• Work instructions:
Repeat all the material exactly; pictures stay out of your copy.

--- begin ---

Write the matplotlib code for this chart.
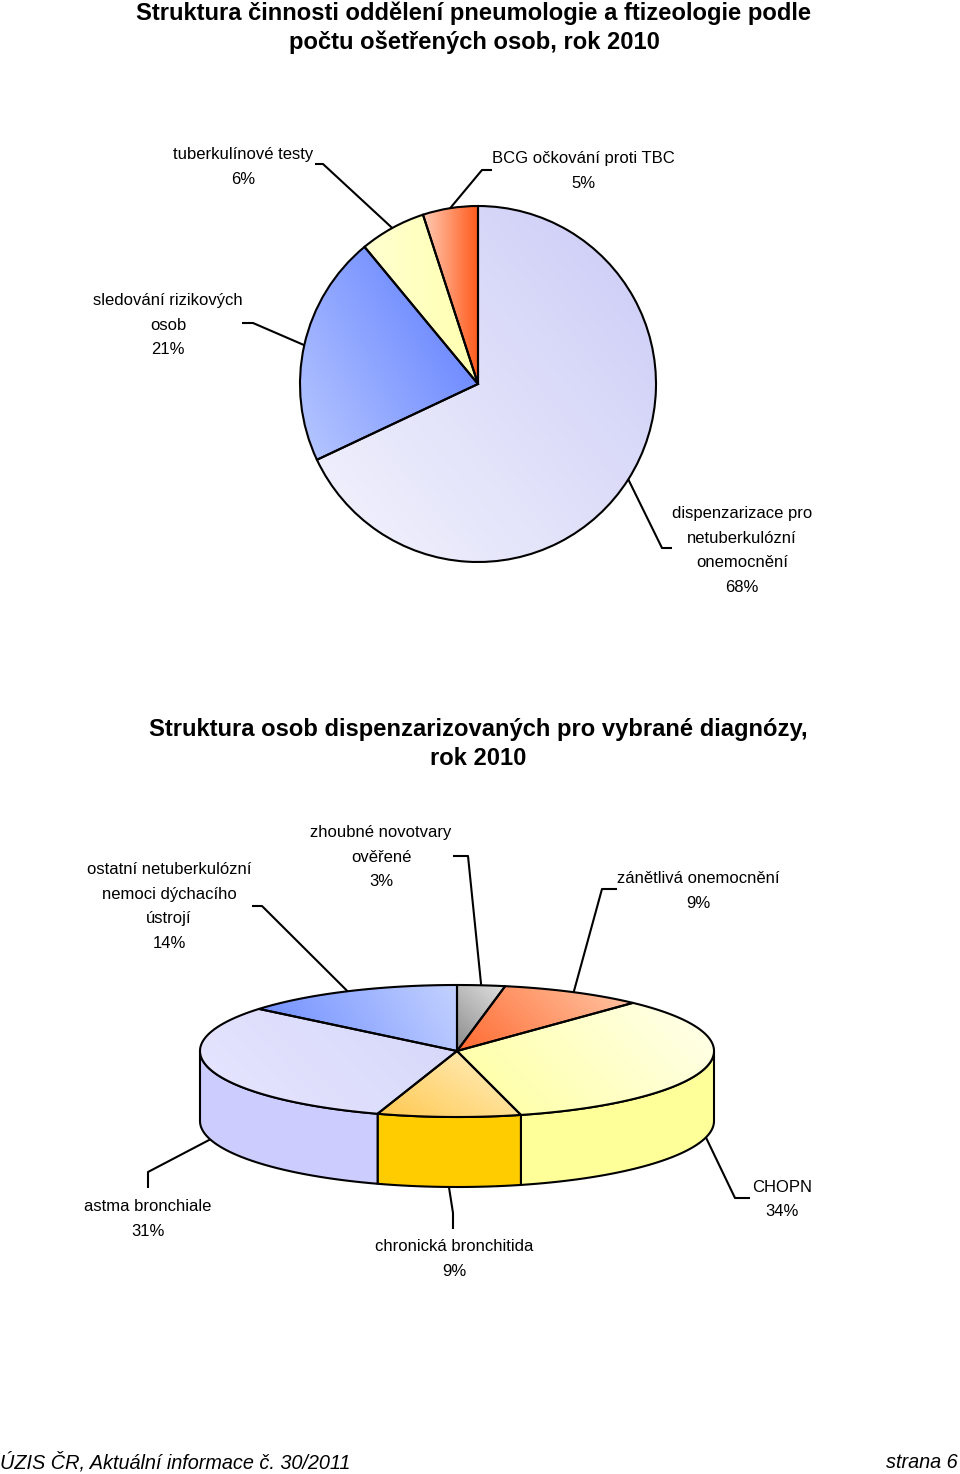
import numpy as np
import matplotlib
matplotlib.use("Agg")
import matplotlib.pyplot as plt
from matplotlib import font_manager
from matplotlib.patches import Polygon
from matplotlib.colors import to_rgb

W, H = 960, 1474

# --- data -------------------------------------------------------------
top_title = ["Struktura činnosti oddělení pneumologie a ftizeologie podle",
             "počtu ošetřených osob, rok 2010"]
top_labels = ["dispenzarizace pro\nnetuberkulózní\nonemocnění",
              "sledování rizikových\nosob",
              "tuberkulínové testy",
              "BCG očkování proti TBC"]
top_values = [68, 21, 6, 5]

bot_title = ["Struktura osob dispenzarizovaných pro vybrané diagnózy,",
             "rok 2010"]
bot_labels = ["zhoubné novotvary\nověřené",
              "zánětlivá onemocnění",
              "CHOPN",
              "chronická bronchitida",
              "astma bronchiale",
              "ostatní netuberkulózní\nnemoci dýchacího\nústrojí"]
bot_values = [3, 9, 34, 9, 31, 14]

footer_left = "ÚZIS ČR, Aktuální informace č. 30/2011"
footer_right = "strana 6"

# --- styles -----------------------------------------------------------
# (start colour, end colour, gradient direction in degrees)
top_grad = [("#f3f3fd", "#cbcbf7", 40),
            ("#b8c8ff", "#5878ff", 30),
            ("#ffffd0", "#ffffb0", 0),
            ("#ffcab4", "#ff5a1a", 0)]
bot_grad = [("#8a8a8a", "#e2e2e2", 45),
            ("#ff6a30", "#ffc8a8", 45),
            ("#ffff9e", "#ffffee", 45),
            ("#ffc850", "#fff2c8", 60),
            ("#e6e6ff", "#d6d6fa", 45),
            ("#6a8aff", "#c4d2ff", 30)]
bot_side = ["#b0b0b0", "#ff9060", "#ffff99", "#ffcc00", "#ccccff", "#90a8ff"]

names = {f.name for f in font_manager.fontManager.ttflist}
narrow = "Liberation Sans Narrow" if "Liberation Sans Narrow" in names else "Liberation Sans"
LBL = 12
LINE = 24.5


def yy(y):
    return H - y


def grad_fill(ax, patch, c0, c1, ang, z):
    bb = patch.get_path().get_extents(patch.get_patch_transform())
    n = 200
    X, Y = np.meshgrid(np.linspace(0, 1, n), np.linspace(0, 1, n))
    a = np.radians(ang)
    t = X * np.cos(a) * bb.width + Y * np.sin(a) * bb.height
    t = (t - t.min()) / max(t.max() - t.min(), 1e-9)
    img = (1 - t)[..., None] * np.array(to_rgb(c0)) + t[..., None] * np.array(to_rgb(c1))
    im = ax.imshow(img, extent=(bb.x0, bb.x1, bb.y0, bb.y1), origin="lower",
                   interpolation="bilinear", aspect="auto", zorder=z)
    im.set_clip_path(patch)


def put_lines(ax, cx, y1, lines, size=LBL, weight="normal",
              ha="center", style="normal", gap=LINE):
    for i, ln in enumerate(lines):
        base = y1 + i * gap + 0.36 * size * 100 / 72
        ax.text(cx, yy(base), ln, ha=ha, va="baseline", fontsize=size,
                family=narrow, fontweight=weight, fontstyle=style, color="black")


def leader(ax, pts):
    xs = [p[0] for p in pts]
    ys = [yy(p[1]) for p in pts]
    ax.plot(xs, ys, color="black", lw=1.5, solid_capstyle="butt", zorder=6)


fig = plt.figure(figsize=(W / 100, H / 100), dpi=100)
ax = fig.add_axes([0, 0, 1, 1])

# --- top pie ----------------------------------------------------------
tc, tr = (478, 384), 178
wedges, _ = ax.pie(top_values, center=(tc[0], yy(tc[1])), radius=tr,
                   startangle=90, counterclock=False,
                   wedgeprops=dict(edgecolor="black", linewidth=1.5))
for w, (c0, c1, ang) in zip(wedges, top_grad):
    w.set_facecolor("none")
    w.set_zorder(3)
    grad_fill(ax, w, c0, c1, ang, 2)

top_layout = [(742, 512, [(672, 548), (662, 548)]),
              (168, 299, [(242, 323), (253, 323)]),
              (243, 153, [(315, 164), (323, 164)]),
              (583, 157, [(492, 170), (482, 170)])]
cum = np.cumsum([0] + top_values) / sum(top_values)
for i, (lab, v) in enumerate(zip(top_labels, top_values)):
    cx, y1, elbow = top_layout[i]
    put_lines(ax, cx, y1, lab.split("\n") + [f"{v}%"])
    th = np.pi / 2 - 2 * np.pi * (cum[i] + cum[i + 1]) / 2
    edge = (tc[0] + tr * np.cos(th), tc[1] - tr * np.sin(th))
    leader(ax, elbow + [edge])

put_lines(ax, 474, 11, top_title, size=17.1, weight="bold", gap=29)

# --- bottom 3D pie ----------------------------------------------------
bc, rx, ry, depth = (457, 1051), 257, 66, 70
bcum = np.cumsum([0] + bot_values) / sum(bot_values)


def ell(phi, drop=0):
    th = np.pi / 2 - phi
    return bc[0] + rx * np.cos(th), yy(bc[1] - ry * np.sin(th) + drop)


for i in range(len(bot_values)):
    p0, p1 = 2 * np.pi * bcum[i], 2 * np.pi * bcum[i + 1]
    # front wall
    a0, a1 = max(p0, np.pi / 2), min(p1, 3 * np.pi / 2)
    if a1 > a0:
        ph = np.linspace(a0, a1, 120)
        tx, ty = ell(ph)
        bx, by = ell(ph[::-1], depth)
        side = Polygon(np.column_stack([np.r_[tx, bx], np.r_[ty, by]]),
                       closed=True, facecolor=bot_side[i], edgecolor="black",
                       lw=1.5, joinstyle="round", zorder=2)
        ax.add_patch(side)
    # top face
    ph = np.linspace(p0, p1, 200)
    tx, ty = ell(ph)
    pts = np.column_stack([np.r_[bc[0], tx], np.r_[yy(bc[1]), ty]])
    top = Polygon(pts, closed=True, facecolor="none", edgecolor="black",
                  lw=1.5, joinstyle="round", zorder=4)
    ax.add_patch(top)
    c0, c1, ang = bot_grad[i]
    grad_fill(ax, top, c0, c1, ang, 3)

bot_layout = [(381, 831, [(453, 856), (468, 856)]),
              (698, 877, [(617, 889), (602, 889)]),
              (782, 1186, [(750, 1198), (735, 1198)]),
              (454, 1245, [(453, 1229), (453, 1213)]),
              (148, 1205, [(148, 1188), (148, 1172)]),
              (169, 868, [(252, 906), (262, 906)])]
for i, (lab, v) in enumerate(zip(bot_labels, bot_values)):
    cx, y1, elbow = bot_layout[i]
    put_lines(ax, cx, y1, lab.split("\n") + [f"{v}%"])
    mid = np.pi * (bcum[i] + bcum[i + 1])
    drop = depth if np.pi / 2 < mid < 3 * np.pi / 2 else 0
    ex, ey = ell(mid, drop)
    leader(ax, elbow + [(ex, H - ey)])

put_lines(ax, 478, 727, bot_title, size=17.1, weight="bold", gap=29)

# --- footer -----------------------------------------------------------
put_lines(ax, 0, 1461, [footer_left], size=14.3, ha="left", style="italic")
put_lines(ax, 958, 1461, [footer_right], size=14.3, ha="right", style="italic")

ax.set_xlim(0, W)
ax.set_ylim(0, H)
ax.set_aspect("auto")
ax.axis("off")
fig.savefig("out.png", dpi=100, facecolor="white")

--- end ---

• Solution for this problem:
Write the matplotlib code for this chart.
import numpy as np
import matplotlib
matplotlib.use("Agg")
import matplotlib.pyplot as plt
from matplotlib import font_manager
from matplotlib.patches import Polygon
from matplotlib.colors import to_rgb

W, H = 960, 1474

# --- data -------------------------------------------------------------
top_title = ["Struktura činnosti oddělení pneumologie a ftizeologie podle",
             "počtu ošetřených osob, rok 2010"]
top_labels = ["dispenzarizace pro\nnetuberkulózní\nonemocnění",
              "sledování rizikových\nosob",
              "tuberkulínové testy",
              "BCG očkování proti TBC"]
top_values = [68, 21, 6, 5]

bot_title = ["Struktura osob dispenzarizovaných pro vybrané diagnózy,",
             "rok 2010"]
bot_labels = ["zhoubné novotvary\nověřené",
              "zánětlivá onemocnění",
              "CHOPN",
              "chronická bronchitida",
              "astma bronchiale",
              "ostatní netuberkulózní\nnemoci dýchacího\nústrojí"]
bot_values = [3, 9, 34, 9, 31, 14]

footer_left = "ÚZIS ČR, Aktuální informace č. 30/2011"
footer_right = "strana 6"

# --- styles -----------------------------------------------------------
# (start colour, end colour, gradient direction in degrees)
top_grad = [("#f3f3fd", "#cbcbf7", 40),
            ("#b8c8ff", "#5878ff", 30),
            ("#ffffd0", "#ffffb0", 0),
            ("#ffcab4", "#ff5a1a", 0)]
bot_grad = [("#8a8a8a", "#e2e2e2", 45),
            ("#ff6a30", "#ffc8a8", 45),
            ("#ffff9e", "#ffffee", 45),
            ("#ffc850", "#fff2c8", 60),
            ("#e6e6ff", "#d6d6fa", 45),
            ("#6a8aff", "#c4d2ff", 30)]
bot_side = ["#b0b0b0", "#ff9060", "#ffff99", "#ffcc00", "#ccccff", "#90a8ff"]

names = {f.name for f in font_manager.fontManager.ttflist}
narrow = "Liberation Sans Narrow" if "Liberation Sans Narrow" in names else "Liberation Sans"
LBL = 12
LINE = 24.5


def yy(y):
    return H - y


def grad_fill(ax, patch, c0, c1, ang, z):
    bb = patch.get_path().get_extents(patch.get_patch_transform())
    n = 200
    X, Y = np.meshgrid(np.linspace(0, 1, n), np.linspace(0, 1, n))
    a = np.radians(ang)
    t = X * np.cos(a) * bb.width + Y * np.sin(a) * bb.height
    t = (t - t.min()) / max(t.max() - t.min(), 1e-9)
    img = (1 - t)[..., None] * np.array(to_rgb(c0)) + t[..., None] * np.array(to_rgb(c1))
    im = ax.imshow(img, extent=(bb.x0, bb.x1, bb.y0, bb.y1), origin="lower",
                   interpolation="bilinear", aspect="auto", zorder=z)
    im.set_clip_path(patch)


def put_lines(ax, cx, y1, lines, size=LBL, weight="normal",
              ha="center", style="normal", gap=LINE):
    for i, ln in enumerate(lines):
        base = y1 + i * gap + 0.36 * size * 100 / 72
        ax.text(cx, yy(base), ln, ha=ha, va="baseline", fontsize=size,
                family=narrow, fontweight=weight, fontstyle=style, color="black")


def leader(ax, pts):
    xs = [p[0] for p in pts]
    ys = [yy(p[1]) for p in pts]
    ax.plot(xs, ys, color="black", lw=1.5, solid_capstyle="butt", zorder=6)


fig = plt.figure(figsize=(W / 100, H / 100), dpi=100)
ax = fig.add_axes([0, 0, 1, 1])

# --- top pie ----------------------------------------------------------
tc, tr = (478, 384), 178
wedges, _ = ax.pie(top_values, center=(tc[0], yy(tc[1])), radius=tr,
                   startangle=90, counterclock=False,
                   wedgeprops=dict(edgecolor="black", linewidth=1.5))
for w, (c0, c1, ang) in zip(wedges, top_grad):
    w.set_facecolor("none")
    w.set_zorder(3)
    grad_fill(ax, w, c0, c1, ang, 2)

top_layout = [(742, 512, [(672, 548), (662, 548)]),
              (168, 299, [(242, 323), (253, 323)]),
              (243, 153, [(315, 164), (323, 164)]),
              (583, 157, [(492, 170), (482, 170)])]
cum = np.cumsum([0] + top_values) / sum(top_values)
for i, (lab, v) in enumerate(zip(top_labels, top_values)):
    cx, y1, elbow = top_layout[i]
    put_lines(ax, cx, y1, lab.split("\n") + [f"{v}%"])
    th = np.pi / 2 - 2 * np.pi * (cum[i] + cum[i + 1]) / 2
    edge = (tc[0] + tr * np.cos(th), tc[1] - tr * np.sin(th))
    leader(ax, elbow + [edge])

put_lines(ax, 474, 11, top_title, size=17.1, weight="bold", gap=29)

# --- bottom 3D pie ----------------------------------------------------
bc, rx, ry, depth = (457, 1051), 257, 66, 70
bcum = np.cumsum([0] + bot_values) / sum(bot_values)


def ell(phi, drop=0):
    th = np.pi / 2 - phi
    return bc[0] + rx * np.cos(th), yy(bc[1] - ry * np.sin(th) + drop)


for i in range(len(bot_values)):
    p0, p1 = 2 * np.pi * bcum[i], 2 * np.pi * bcum[i + 1]
    # front wall
    a0, a1 = max(p0, np.pi / 2), min(p1, 3 * np.pi / 2)
    if a1 > a0:
        ph = np.linspace(a0, a1, 120)
        tx, ty = ell(ph)
        bx, by = ell(ph[::-1], depth)
        side = Polygon(np.column_stack([np.r_[tx, bx], np.r_[ty, by]]),
                       closed=True, facecolor=bot_side[i], edgecolor="black",
                       lw=1.5, joinstyle="round", zorder=2)
        ax.add_patch(side)
    # top face
    ph = np.linspace(p0, p1, 200)
    tx, ty = ell(ph)
    pts = np.column_stack([np.r_[bc[0], tx], np.r_[yy(bc[1]), ty]])
    top = Polygon(pts, closed=True, facecolor="none", edgecolor="black",
                  lw=1.5, joinstyle="round", zorder=4)
    ax.add_patch(top)
    c0, c1, ang = bot_grad[i]
    grad_fill(ax, top, c0, c1, ang, 3)

bot_layout = [(381, 831, [(453, 856), (468, 856)]),
              (698, 877, [(617, 889), (602, 889)]),
              (782, 1186, [(750, 1198), (735, 1198)]),
              (454, 1245, [(453, 1229), (453, 1213)]),
              (148, 1205, [(148, 1188), (148, 1172)]),
              (169, 868, [(252, 906), (262, 906)])]
for i, (lab, v) in enumerate(zip(bot_labels, bot_values)):
    cx, y1, elbow = bot_layout[i]
    put_lines(ax, cx, y1, lab.split("\n") + [f"{v}%"])
    mid = np.pi * (bcum[i] + bcum[i + 1])
    drop = depth if np.pi / 2 < mid < 3 * np.pi / 2 else 0
    ex, ey = ell(mid, drop)
    leader(ax, elbow + [(ex, H - ey)])

put_lines(ax, 478, 727, bot_title, size=17.1, weight="bold", gap=29)

# --- footer -----------------------------------------------------------
put_lines(ax, 0, 1461, [footer_left], size=14.3, ha="left", style="italic")
put_lines(ax, 958, 1461, [footer_right], size=14.3, ha="right", style="italic")

ax.set_xlim(0, W)
ax.set_ylim(0, H)
ax.set_aspect("auto")
ax.axis("off")
fig.savefig("out.png", dpi=100, facecolor="white")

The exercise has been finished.